- _To be done_
Write out nothing but the lines from the first line of the entries below through the line with "import numpy as np"; no pictures go in.
begin Data to process
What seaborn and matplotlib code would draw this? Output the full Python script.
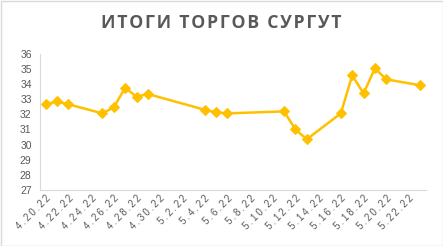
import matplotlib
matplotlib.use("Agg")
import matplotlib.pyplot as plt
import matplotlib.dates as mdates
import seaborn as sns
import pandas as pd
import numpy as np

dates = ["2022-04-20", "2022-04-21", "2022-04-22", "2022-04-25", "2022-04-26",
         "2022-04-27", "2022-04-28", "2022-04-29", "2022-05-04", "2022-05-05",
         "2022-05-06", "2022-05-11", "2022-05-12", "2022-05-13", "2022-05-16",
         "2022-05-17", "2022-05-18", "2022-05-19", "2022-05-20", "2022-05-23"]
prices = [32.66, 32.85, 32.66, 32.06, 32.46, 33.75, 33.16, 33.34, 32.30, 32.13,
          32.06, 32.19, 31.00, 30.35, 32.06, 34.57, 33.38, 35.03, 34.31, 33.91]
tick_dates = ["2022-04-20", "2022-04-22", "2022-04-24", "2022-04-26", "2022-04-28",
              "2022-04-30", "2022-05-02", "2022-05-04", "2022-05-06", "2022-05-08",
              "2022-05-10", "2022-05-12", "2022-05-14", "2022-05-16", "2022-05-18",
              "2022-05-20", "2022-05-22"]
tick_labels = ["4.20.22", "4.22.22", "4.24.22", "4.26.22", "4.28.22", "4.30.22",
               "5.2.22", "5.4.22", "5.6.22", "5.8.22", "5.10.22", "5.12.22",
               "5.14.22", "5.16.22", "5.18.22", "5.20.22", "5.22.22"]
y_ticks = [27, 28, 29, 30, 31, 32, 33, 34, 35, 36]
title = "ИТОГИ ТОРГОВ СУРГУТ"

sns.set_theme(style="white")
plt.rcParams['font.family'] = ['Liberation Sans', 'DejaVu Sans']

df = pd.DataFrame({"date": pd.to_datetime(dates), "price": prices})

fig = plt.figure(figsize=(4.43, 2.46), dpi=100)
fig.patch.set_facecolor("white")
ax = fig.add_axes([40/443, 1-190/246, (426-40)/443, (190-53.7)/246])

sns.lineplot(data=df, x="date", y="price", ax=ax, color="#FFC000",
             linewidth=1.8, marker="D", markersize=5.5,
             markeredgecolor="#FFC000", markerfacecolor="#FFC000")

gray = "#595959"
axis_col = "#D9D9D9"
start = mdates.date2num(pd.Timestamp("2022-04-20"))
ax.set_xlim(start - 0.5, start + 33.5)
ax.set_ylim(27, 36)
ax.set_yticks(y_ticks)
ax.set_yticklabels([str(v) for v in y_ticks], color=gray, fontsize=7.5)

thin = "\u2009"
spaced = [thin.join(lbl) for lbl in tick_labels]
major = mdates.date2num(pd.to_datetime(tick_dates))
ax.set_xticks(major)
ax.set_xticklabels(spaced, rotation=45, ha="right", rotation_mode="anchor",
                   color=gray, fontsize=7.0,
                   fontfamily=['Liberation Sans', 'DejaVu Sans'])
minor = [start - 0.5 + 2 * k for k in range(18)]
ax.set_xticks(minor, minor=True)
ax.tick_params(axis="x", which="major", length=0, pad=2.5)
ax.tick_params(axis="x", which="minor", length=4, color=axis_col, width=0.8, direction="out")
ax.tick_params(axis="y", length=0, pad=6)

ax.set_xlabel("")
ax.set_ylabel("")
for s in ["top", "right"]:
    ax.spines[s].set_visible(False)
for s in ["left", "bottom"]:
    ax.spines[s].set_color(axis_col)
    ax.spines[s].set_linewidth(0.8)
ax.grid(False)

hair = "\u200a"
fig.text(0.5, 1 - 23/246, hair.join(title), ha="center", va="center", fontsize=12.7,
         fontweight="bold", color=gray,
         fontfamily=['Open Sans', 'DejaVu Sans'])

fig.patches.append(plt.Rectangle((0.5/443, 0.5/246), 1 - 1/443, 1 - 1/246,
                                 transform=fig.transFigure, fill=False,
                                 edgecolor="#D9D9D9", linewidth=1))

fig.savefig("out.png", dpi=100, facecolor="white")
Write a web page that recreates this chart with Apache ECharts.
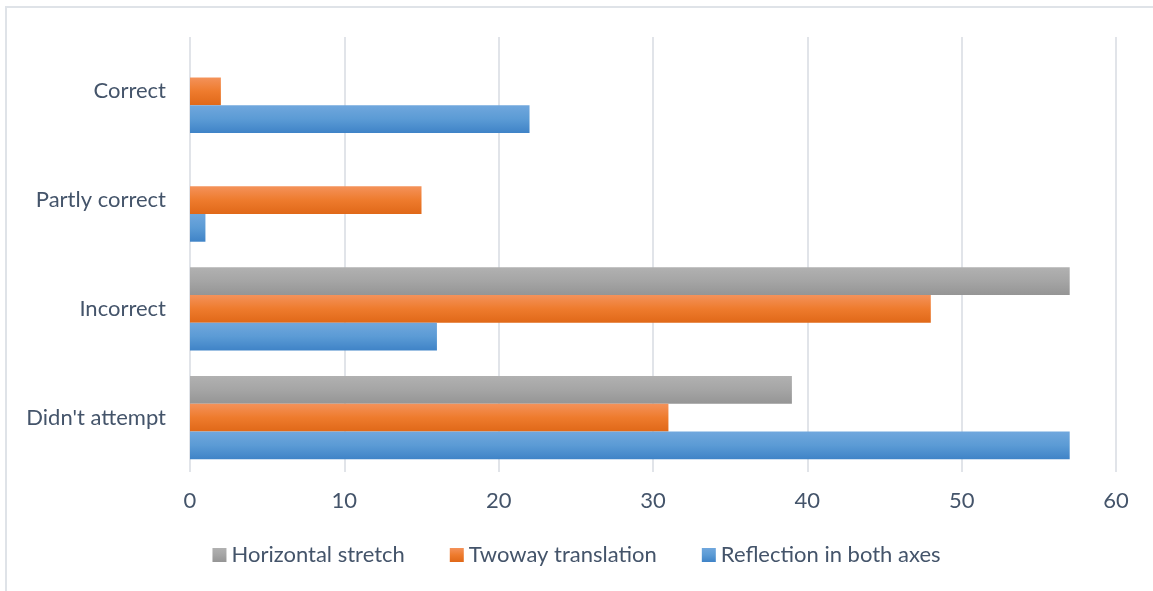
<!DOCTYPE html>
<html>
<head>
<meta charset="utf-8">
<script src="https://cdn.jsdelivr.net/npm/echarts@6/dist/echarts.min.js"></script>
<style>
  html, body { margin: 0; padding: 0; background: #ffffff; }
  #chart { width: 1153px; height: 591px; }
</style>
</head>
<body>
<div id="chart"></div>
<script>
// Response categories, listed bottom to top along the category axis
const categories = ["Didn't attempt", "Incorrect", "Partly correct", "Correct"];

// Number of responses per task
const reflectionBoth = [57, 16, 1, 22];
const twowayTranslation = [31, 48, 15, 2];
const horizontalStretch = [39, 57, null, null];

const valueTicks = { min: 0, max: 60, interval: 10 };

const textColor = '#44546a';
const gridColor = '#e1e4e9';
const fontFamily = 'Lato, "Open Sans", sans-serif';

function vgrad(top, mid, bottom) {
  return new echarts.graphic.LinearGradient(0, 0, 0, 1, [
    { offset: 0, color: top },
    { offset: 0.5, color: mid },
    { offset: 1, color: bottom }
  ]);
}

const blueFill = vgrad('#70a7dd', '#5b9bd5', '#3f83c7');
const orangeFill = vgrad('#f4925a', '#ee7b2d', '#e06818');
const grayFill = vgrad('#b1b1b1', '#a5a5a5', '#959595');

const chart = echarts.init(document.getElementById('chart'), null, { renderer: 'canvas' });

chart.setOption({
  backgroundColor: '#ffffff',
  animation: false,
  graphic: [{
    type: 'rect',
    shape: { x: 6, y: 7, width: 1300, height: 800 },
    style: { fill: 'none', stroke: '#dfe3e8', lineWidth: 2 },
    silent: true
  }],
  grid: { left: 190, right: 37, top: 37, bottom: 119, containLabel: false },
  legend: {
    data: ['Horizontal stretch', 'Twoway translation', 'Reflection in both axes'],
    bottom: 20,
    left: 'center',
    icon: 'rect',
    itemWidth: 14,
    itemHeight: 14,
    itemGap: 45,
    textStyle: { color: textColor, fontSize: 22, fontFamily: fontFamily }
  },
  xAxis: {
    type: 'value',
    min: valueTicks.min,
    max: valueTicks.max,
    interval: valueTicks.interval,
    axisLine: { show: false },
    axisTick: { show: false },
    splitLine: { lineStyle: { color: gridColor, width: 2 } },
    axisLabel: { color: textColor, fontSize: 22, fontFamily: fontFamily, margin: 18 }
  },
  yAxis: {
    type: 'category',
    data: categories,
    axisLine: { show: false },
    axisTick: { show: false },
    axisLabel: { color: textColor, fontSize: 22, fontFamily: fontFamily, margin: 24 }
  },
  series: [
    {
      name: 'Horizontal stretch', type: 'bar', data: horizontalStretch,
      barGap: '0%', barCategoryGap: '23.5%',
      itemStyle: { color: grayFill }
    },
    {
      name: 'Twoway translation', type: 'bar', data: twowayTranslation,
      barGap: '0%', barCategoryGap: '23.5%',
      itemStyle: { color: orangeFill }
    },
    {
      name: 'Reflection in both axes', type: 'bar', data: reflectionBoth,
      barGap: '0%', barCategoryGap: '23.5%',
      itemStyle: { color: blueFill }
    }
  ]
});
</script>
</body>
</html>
end Data to process
- _The answer_
What seaborn and matplotlib code would draw this? Output the full Python script.
import matplotlib
matplotlib.use("Agg")
import matplotlib.pyplot as plt
import matplotlib.dates as mdates
import seaborn as sns
import pandas as pd
import numpy as np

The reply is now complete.